═════ Material supplied
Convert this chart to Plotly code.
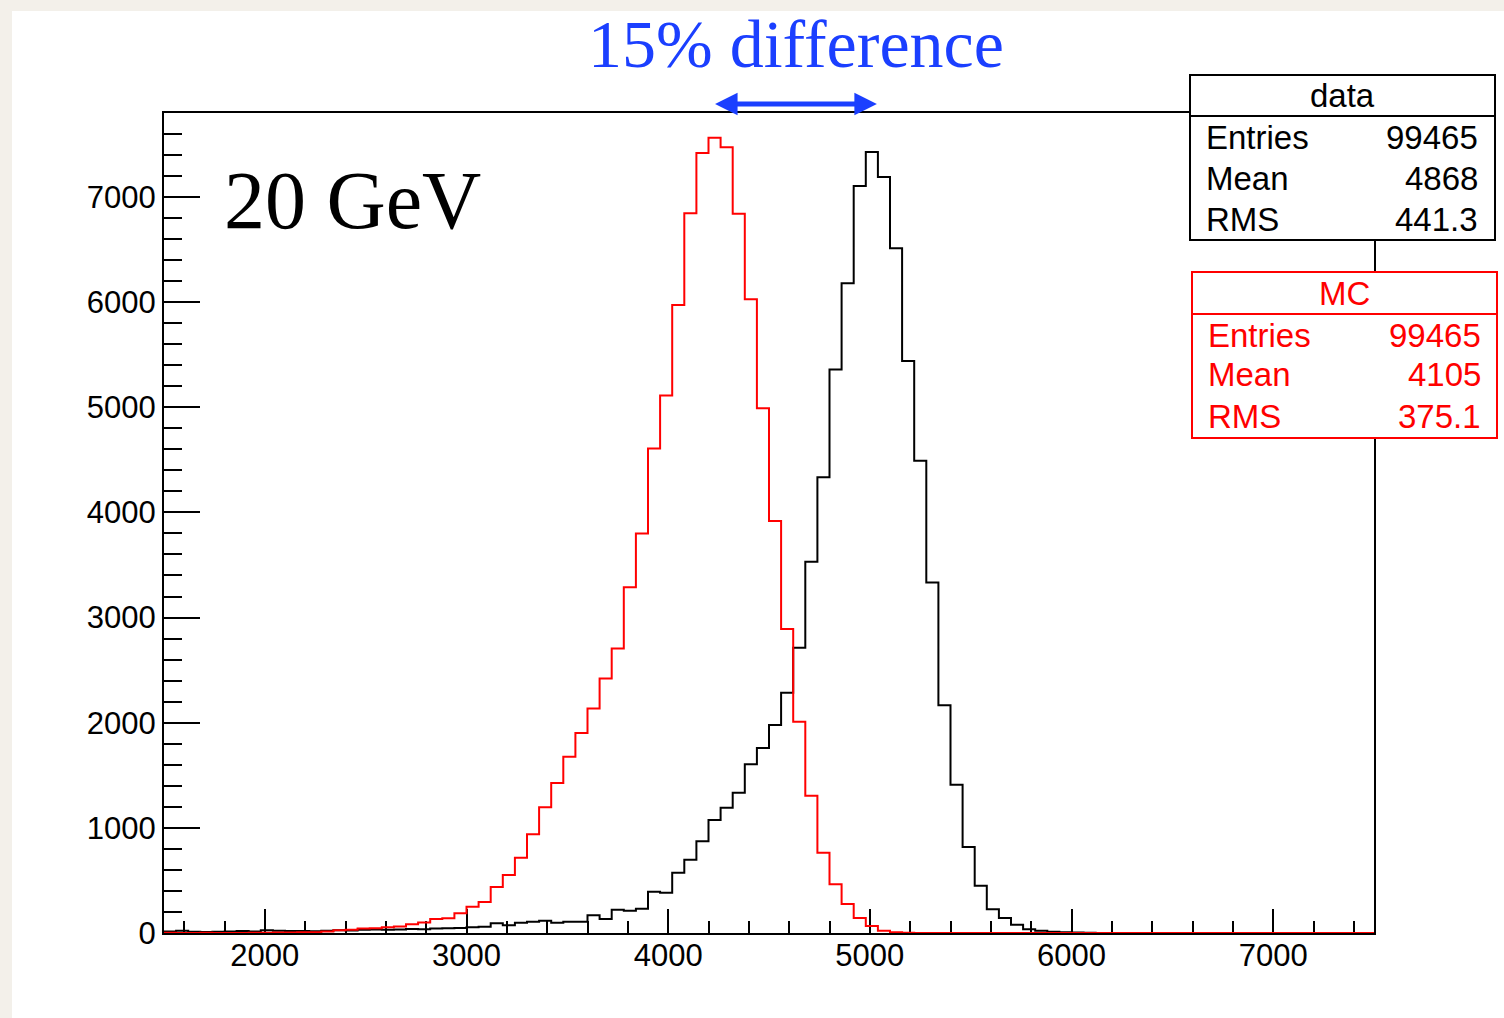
import numpy as np
import plotly.graph_objects as go

# Histogram binning: 100 bins of width 60 between 1500 and 7500
X_MIN, X_MAX, N_BINS = 1500, 7500, 100

# Bin contents (data, black)
data_counts = [
    15, 22, 12, 10, 12, 14, 20, 15, 25, 22,
    18, 20, 16, 22, 25, 24, 30, 34, 30, 33,
    38, 36, 42, 45, 47, 54, 60, 92, 73, 98,
    108, 117, 98, 108, 108, 168, 133, 222, 212, 231,
    393, 383, 573, 697, 872, 1074, 1191, 1334, 1606, 1759,
    1977, 2284, 2712, 3530, 4335, 5358, 6179, 7104, 7427, 7189,
    6511, 5440, 4490, 3334, 2167, 1410, 817, 450, 225, 143,
    79, 35, 22, 12, 6, 4, 2, 0, 0, 0,
    0, 0, 0, 0, 0, 0, 0, 0, 0, 0,
    0, 0, 0, 0, 0, 0, 0, 0, 0, 0,
]

# Bin contents (MC, red)
mc_counts = [
    3, 0, 0, 2, 0, 0, 0, 2, 3, 4,
    5, 6, 8, 15, 25, 32, 42, 46, 55, 62,
    84, 100, 133, 140, 187, 250, 295, 437, 551, 716,
    938, 1195, 1426, 1676, 1901, 2136, 2421, 2706, 3289, 3799,
    4607, 5111, 5972, 6844, 7417, 7564, 7472, 6841, 6027, 4990,
    3919, 2890, 2009, 1305, 763, 463, 276, 143, 67, 22,
    7, 3, 0, 0, 0, 0, 0, 0, 0, 0,
    0, 0, 0, 0, 0, 0, 0, 0, 0, 0,
    0, 0, 0, 0, 0, 0, 0, 0, 0, 0,
    0, 0, 0, 0, 0, 0, 0, 0, 0, 0,
]

stat_names = ["Entries", "Mean", "RMS"]
data_stat_values = ["99465", "4868", "441.3"]
mc_stat_values = ["99465", "4105", "375.1"]

energy_label = "20 GeV"
shift_label = "15% difference"
shift_arrow_x = [4225, 5035]

W, H = 1504, 1018
M_L, M_R, M_T, M_B = 164, 130, 113, 85
PW, PH = W - M_L - M_R, H - M_T - M_B

RED = "#ff0000"
BLUE = "#1b3fff"
SANS = "Liberation Sans"
SERIF = "Liberation Serif"


def px(xp):
    return (xp - M_L) / PW


def py(yp):
    return (H - M_B - yp) / PH


edges = np.linspace(X_MIN, X_MAX, N_BINS + 1)


def step_trace(counts, color):
    y = list(counts) + [counts[-1]]
    return go.Scatter(x=edges, y=y, mode="lines", line_shape="hv",
                      line=dict(color=color, width=2), hoverinfo="skip",
                      showlegend=False)


fig = go.Figure()
fig.add_trace(step_trace(data_counts, "black"))
fig.add_trace(step_trace(mc_counts, RED))

y_max = 1.05 * max(data_counts)

axis_font = dict(family=SANS, size=31, color="black")
fig.update_xaxes(
    range=[X_MIN, X_MAX], showline=True, linewidth=2, linecolor="black",
    mirror=True, showgrid=False, zeroline=False, layer="below traces",
    ticks="inside", ticklen=24, tickwidth=2, tickcolor="black",
    tick0=0, dtick=1000, tickfont=axis_font, ticklabelstandoff=-6,
    minor=dict(ticks="inside", ticklen=12, tickwidth=2, tickcolor="black",
               dtick=200, tick0=0, showgrid=False),
)
fig.update_yaxes(
    range=[0, y_max], showline=True, linewidth=2, linecolor="black",
    mirror=True, showgrid=False, zeroline=False, layer="below traces",
    ticks="inside", ticklen=36, tickwidth=2, tickcolor="black",
    tick0=0, dtick=1000, tickfont=axis_font,
    minor=dict(ticks="inside", ticklen=18, tickwidth=2, tickcolor="black",
               dtick=200, tick0=0, showgrid=False),
)

shapes = [
    # white canvas over the beige page border
    dict(type="rect", xref="paper", yref="paper", layer="below",
         x0=px(12), x1=px(W + 20), y0=py(H + 20), y1=py(11),
         fillcolor="white", line=dict(width=0)),
]

annotations = []


def stats_box(x0, x1, y0, y1, sep, title, values, color, lx, rx, rows, title_y):
    shapes.append(dict(type="rect", xref="paper", yref="paper", layer="above",
                       x0=px(x0), x1=px(x1), y0=py(y1), y1=py(y0),
                       fillcolor="white", line=dict(color=color, width=2)))
    shapes.append(dict(type="line", xref="paper", yref="paper", layer="above",
                       x0=px(x0), x1=px(x1), y0=py(sep), y1=py(sep),
                       line=dict(color=color, width=2)))
    f = dict(family=SANS, size=33, color=color)
    annotations.append(dict(text=title, xref="paper", yref="paper",
                            x=px((x0 + x1) / 2), y=py(title_y),
                            xanchor="center", yanchor="middle",
                            showarrow=False, font=f))
    for name, val, yy in zip(stat_names, values, rows):
        annotations.append(dict(text=name, xref="paper", yref="paper",
                                x=px(lx), y=py(yy), xanchor="left",
                                yanchor="middle", showarrow=False, font=f))
        annotations.append(dict(text=val, xref="paper", yref="paper",
                                x=px(rx), y=py(yy), xanchor="right",
                                yanchor="middle", showarrow=False, font=f))


stats_box(1190, 1495, 75, 240, 116, "data", data_stat_values, "black",
          1204, 1480, [137, 179, 219], 96)
stats_box(1192, 1497, 272, 438, 314, "MC", mc_stat_values, RED,
          1206, 1483, [335, 375, 416], 293)

annotations.append(dict(text=energy_label, xref="paper", yref="paper",
                        x=px(222), y=py(200), xanchor="left", yanchor="middle",
                        showarrow=False,
                        font=dict(family=SERIF, size=82, color="black")))
annotations.append(dict(text=shift_label, xref="paper", yref="paper",
                        x=px(796), y=py(44), xanchor="center", yanchor="middle",
                        showarrow=False,
                        font=dict(family=SERIF, size=68, color=BLUE)))
# double-headed arrow spanning the peak shift
annotations.append(dict(text="", xref="x", yref="paper",
                        x=shift_arrow_x[1], y=py(104),
                        axref="x", ayref="pixel",
                        ax=shift_arrow_x[0], ay=0,
                        showarrow=True, arrowside="end+start",
                        arrowhead=2, startarrowhead=2,
                        arrowsize=0.9, startarrowsize=0.9,
                        arrowwidth=5, arrowcolor=BLUE,
                        standoff=0, startstandoff=0))

fig.update_layout(
    width=W, height=H,
    margin=dict(l=M_L, r=M_R, t=M_T, b=M_B, pad=0),
    paper_bgcolor="#f3f0ea", plot_bgcolor="white",
    shapes=shapes, annotations=annotations,
    showlegend=False,
)

fig.write_html("out.html")
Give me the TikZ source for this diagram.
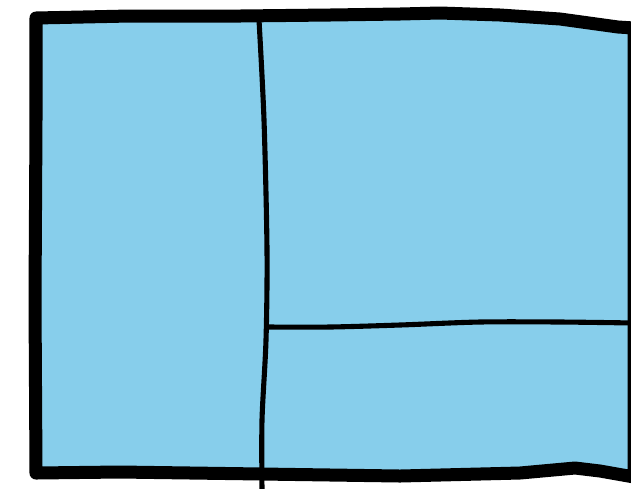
\documentclass[tikz,border=0pt]{standalone}
\definecolor{paneblue}{RGB}{135,206,235}

\begin{document}
\begin{tikzpicture}[x=0.02cm,y=-0.02cm]
\useasboundingbox (0,0) rectangle (631,488);
\clip (0,0) rectangle (631,488);
\filldraw[fill=paneblue,line width=7.4pt,line join=round] (36,18)--(130,16)--(240,16)--(330,15)--(400,14)--(440,13)--(500,15)--(560,19)--(618,27)--(634,28)
  --(634,477)--(600,471)--(575,468)--(520,473)--(400,476)--(262,474)--(120,472)--(36,473)--(35,300)--(36,120)--cycle;
\coordinate (split) at (268,327);
\draw[line width=2.9pt,line cap=round] plot[smooth] coordinates {(259,20) (264,120) (267,250) (266,340) (262,420) (262,490)};
\draw[line width=2.9pt,line cap=round] plot[smooth] coordinates {(split) (330,327) (400,325) (480,322) (560,322) (634,323)};
\end{tikzpicture}
\end{document}
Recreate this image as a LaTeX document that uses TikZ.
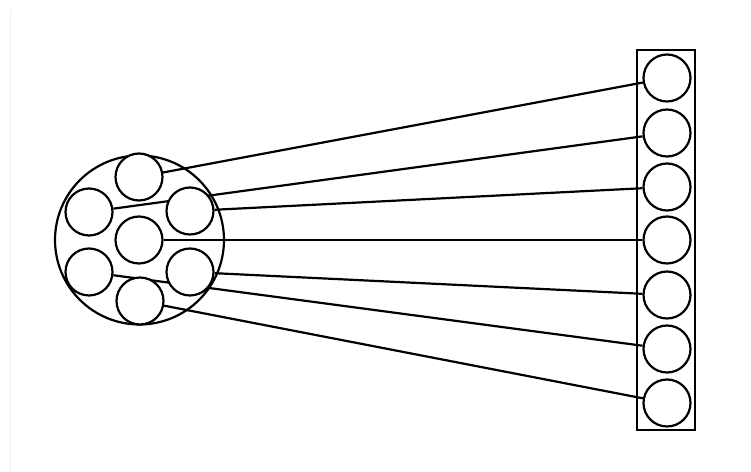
\documentclass[tikz,border=0pt]{standalone}
\usetikzlibrary{backgrounds}
\tikzset{
  strand/.style={circle, draw, line width=1.25pt, fill=white, inner sep=0pt, minimum size=0.94cm},
  bundle/.style={circle, draw, line width=1.25pt, inner sep=0pt, minimum size=3.38cm},
  link/.style={line width=1.25pt},
}
\begin{document}
\begin{tikzpicture}[x=0.02cm, y=-0.02cm]
    \useasboundingbox (0,0) rectangle (751,472);

    % faint page edge
    \draw[gray!12, line width=0.4pt] (10,10) -- (10,472);

    % Bundle (big circle with seven strands)
    \node[bundle] (cable) at (139.5,240) {};
    \node[strand] (top) at (139,177) {};
    \node[strand] (ul)  at (89,212) {};
    \node[strand] (ur)  at (190,211) {};
    \node[strand] (mid) at (139,240) {};
    \node[strand] (ll)  at (89,272) {};
    \node[strand] (lr)  at (190,272) {};
    \node[strand] (bot) at (140,301) {};

    % Column of strands on the right
    \draw[link] (637,50) rectangle (695,430);
    \foreach \i/\y in {1/78, 2/133, 3/187, 4/240, 5/295, 6/349, 7/403}
        \node[strand] (r\i) at (667,\y) {};

    % Connections (behind the strands)
    \begin{pgfonlayer}{background}
        \draw[link] (top) -- (r1);
        \draw[link] (ul)  -- (r2);
        \draw[link] (ur)  -- (r3);
        \draw[link] (mid) -- (r4);
        \draw[link] (lr)  -- (r5);
        \draw[link] (ll)  -- (r6);
        \draw[link] (bot) -- (r7);
    \end{pgfonlayer}
\end{tikzpicture}
\end{document}
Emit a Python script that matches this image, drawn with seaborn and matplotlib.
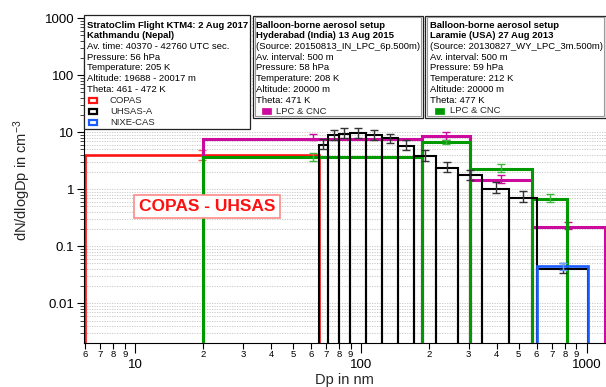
import numpy as np
import matplotlib
matplotlib.use("Agg")
import matplotlib.pyplot as plt
from matplotlib.patches import Rectangle
from matplotlib.ticker import LogLocator, FuncFormatter, NullFormatter
import seaborn as sns

# ---- size distributions: bin edges in nm, dN/dlogDp in cm^-3, error range ----
copas_edges = [6, 65]
copas_vals = [4.0]
copas_lo = [3.3]
copas_hi = [4.9]

uhsas_edges = [65, 71.5, 80, 89, 105, 124, 146, 172, 216, 269, 345, 455, 604, 1018]
uhsas_vals = [6.1, 9.0, 9.5, 9.6, 8.8, 7.8, 5.8, 3.9, 2.4, 1.8, 1.0, 0.70, 0.040]
uhsas_lo = [5.0, 7.4, 8.0, 7.9, 7.2, 6.4, 4.8, 3.2, 2.0, 1.45, 0.85, 0.60, 0.034]
uhsas_hi = [7.6, 11.2, 12.0, 11.8, 10.8, 9.5, 7.2, 4.9, 3.0, 2.2, 1.35, 0.95, 0.050]

nixe_edges = [604, 1018]
nixe_vals = [0.045]
nixe_lo = [0.039]
nixe_hi = [0.051]

hyd_edges = [20, 187, 305, 573, 1200]
hyd_vals = [7.6, 8.6, 1.46, 0.215]
hyd_lo = [7.2, 7.4, 1.30, 0.20]
hyd_hi = [9.2, 10.2, 1.75, 0.27]

lar_edges = [20, 187, 305, 573, 818]
lar_vals = [3.7, 6.7, 2.24, 0.67]
lar_lo = [3.2, 6.3, 2.0, 0.61]
lar_hi = [4.4, 7.4, 2.8, 0.83]

# ---- info boxes ----
ktm_lines = ["StratoClim Flight KTM4: 2 Aug 2017", "Kathmandu (Nepal)",
             "Av. time: 40370 - 42760 UTC sec.", "Pressure: 56 hPa",
             "Temperature: 205 K", "Altitude: 19688 - 20017 m", "Theta: 461 - 472 K"]
ktm_legend = ["COPAS", "UHSAS-A", "NIXE-CAS"]
hyd_lines = ["Balloon-borne aerosol setup", "Hyderabad (India) 13 Aug 2015",
             "(Source: 20150813_IN_LPC_6p.500m)", "Av. interval: 500 m",
             "Pressure: 58 hPa", "Temperature: 208 K", "Altitude: 20000 m", "Theta: 471 K"]
lar_lines = ["Balloon-borne aerosol setup", "Laramie (USA) 27 Aug 2013",
             "(Source: 20130827_WY_LPC_3m.500m)", "Av. interval: 500 m",
             "Pressure: 59 hPa", "Temperature: 212 K", "Altitude: 20000 m", "Theta: 477 K"]
lpc_label = "LPC & CNC"

C_RED = "#ff1414"
C_BLACK = "#000000"
C_BLUE = "#1a5cff"
C_MAG = "#cc0a9e"
C_GREEN = "#009a00"

sns.set_theme(style="ticks")
plt.rcParams["font.family"] = ["Liberation Sans", "DejaVu Sans"]
plt.rcParams["mathtext.default"] = "regular"

W, H = 606, 387
fig = plt.figure(figsize=(W / 100, H / 100), dpi=100)
fig.patch.set_facecolor("white")
ax = fig.add_axes([84 / W, 1 - 342.7 / H, (605.5 - 84) / W, (342.7 - 18.3) / H])
ax.set_facecolor("white")
ax.set_xscale("log")
ax.set_yscale("log")


def draw_bins(edges, vals, lo, hi, color, lw, ecolor, z):
    e = np.asarray(edges, float)
    v = np.asarray(vals, float)
    centers = np.sqrt(e[:-1] * e[1:])
    # open bars standing on the axis floor, one per size bin
    ax.bar(e[:-1], v - 1e-5, width=np.diff(e), bottom=1e-5, align="edge",
           fill=False, edgecolor=color, linewidth=lw, zorder=z)
    ax.errorbar(centers, v, yerr=[v - np.asarray(lo), np.asarray(hi) - v],
                fmt="none", ecolor=ecolor, elinewidth=1.0, capsize=3,
                capthick=1.0, zorder=z + 0.5)


draw_bins(copas_edges, copas_vals, copas_lo, copas_hi, C_RED, 1.9, "#ff5a5a", 2)
draw_bins(hyd_edges, hyd_vals, hyd_lo, hyd_hi, C_MAG, 2.2, C_MAG, 3)
draw_bins(lar_edges, lar_vals, lar_lo, lar_hi, C_GREEN, 2.2, "#3cb83c", 4)
draw_bins(uhsas_edges, uhsas_vals, uhsas_lo, uhsas_hi, C_BLACK, 1.5, "#333333", 5)
draw_bins(nixe_edges, nixe_vals, nixe_lo, nixe_hi, C_BLUE, 1.9, "#6f9cff", 6)

ax.set_xlim(5.93, 1212)
ax.set_ylim(0.00204, 1000)

# axes styling
for side in ("top", "right"):
    ax.spines[side].set_visible(False)
for side in ("left", "bottom"):
    ax.spines[side].set_color("black")
    ax.spines[side].set_linewidth(0.8)

ax.xaxis.set_major_locator(LogLocator(base=10, numticks=10))
ax.xaxis.set_minor_locator(LogLocator(base=10, subs=np.arange(2, 10), numticks=20))
ax.xaxis.set_major_formatter(FuncFormatter(lambda v, p: f"{v:g}"))
ax.xaxis.set_minor_formatter(FuncFormatter(lambda v, p: f"{v / 10 ** np.floor(np.log10(v) + 1e-9):.0f}"))
ax.yaxis.set_major_locator(LogLocator(base=10, numticks=10))
ax.yaxis.set_minor_locator(LogLocator(base=10, subs=np.arange(2, 10), numticks=20))
ax.yaxis.set_major_formatter(FuncFormatter(lambda v, p: f"{v:g}"))
ax.yaxis.set_minor_formatter(NullFormatter())

ax.tick_params(axis="x", which="major", direction="out", length=7, width=0.8,
               labelsize=9.5, pad=5, colors="black")
ax.tick_params(axis="x", which="minor", direction="out", length=4, width=0.8,
               labelsize=6.8, pad=1.5, colors="black")
ax.tick_params(axis="y", which="major", direction="out", length=5, width=0.8,
               labelsize=9.5, pad=2, colors="black")
ax.tick_params(axis="y", which="minor", direction="out", length=3, width=0.6)

ax.grid(False)
ax.yaxis.grid(True, which="both", color="#c4c4c4", linestyle=(0, (1.5, 1.5)), linewidth=0.6)
ax.set_axisbelow(True)

ax.set_xlabel("Dp in nm", fontsize=10.5)
ax.set_ylabel("dN/dlogDp in cm$^{-3}$", fontsize=10.5)
ax.xaxis.set_label_coords(0.5, -0.093)
ax.yaxis.set_label_coords(-0.097, 0.5)

# ---- overlay annotations in pixel coordinates of the figure ----
def fx(px):
    return px / W


def fy(py):
    return 1 - py / H


def box(x0, y0, x1, y1, double=False):
    fig.add_artist(Rectangle((fx(x0), fy(y1)), (x1 - x0) / W, (y1 - y0) / H,
                             transform=fig.transFigure, facecolor="white",
                             edgecolor="#222222", linewidth=0.9, zorder=5))
    if double:
        fig.add_artist(Rectangle((fx(x0 + 2), fy(y1 - 2)), (x1 - x0 - 4) / W, (y1 - y0 - 4) / H,
                                 transform=fig.transFigure, fill=False,
                                 edgecolor="#9a9a9a", linewidth=0.8, zorder=5.1))


def lines_text(x, ys, lines, nbold):
    for i, (y, s) in enumerate(zip(ys, lines)):
        fig.text(fx(x), fy(y), s, fontsize=6.8, ha="left", va="center",
                 fontweight="bold" if i < nbold else "normal", color="black", zorder=6)


def marker(x0, yc, color, hollow):
    if hollow:
        fig.add_artist(Rectangle((fx(x0), fy(yc + 2.3)), 9 / W, 4.6 / H,
                                 transform=fig.transFigure, facecolor="white",
                                 edgecolor=color, linewidth=1.6, zorder=6))
    else:
        fig.add_artist(Rectangle((fx(x0), fy(yc + 3)), 9 / W, 6 / H,
                                 transform=fig.transFigure, facecolor=color,
                                 edgecolor=color, linewidth=0.5, zorder=6))


step = 10.75
box(83.5, 15.5, 249.7, 129.0)
ys1 = [25 + i * step for i in range(len(ktm_lines))]
lines_text(87, ys1, ktm_lines, 2)
for i, (lab, col) in enumerate(zip(ktm_legend, [C_RED, C_BLACK, C_BLUE])):
    yc = 100.7 + i * 11
    marker(88.5, yc, col, True)
    fig.text(fx(110), fy(yc), lab, fontsize=6.8, ha="left", va="center", zorder=6)

box(252.7, 15.5, 422.5, 118.3, double=True)
ys2 = [25 + i * step for i in range(len(hyd_lines))]
lines_text(256.5, ys2, hyd_lines, 2)
marker(262, 111, C_MAG, False)
fig.text(fx(276), fy(111), lpc_label, fontsize=6.8, ha="left", va="center", zorder=6)

box(425, 15.5, 605.5, 118.3, double=True)
ys3 = [25 + i * step for i in range(len(lar_lines))]
lines_text(430.5, ys3, lar_lines, 2)
marker(435, 110.7, C_GREEN, False)
fig.text(fx(450), fy(110.7), lpc_label, fontsize=6.8, ha="left", va="center", zorder=6)

fig.text(fx(207), fy(206.5), "COPAS - UHSAS", fontsize=12.5, fontweight="bold",
         color="#ff1010", ha="center", va="center", zorder=7,
         bbox=dict(boxstyle="square,pad=0.25", facecolor="white",
                   edgecolor="#ff8a8a", linewidth=1.2))

fig.savefig("out.png", dpi=100, facecolor="white")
══════════
Your objective — Please restate the material above line by line, exactly, beginning at its first line and ending with the line that contains "X_MIN, X_MAX, N_BINS = 1500, 7500, 100", without any pictures.

Output below —
Convert this chart to Plotly code.
import numpy as np
import plotly.graph_objects as go

# Histogram binning: 100 bins of width 60 between 1500 and 7500
X_MIN, X_MAX, N_BINS = 1500, 7500, 100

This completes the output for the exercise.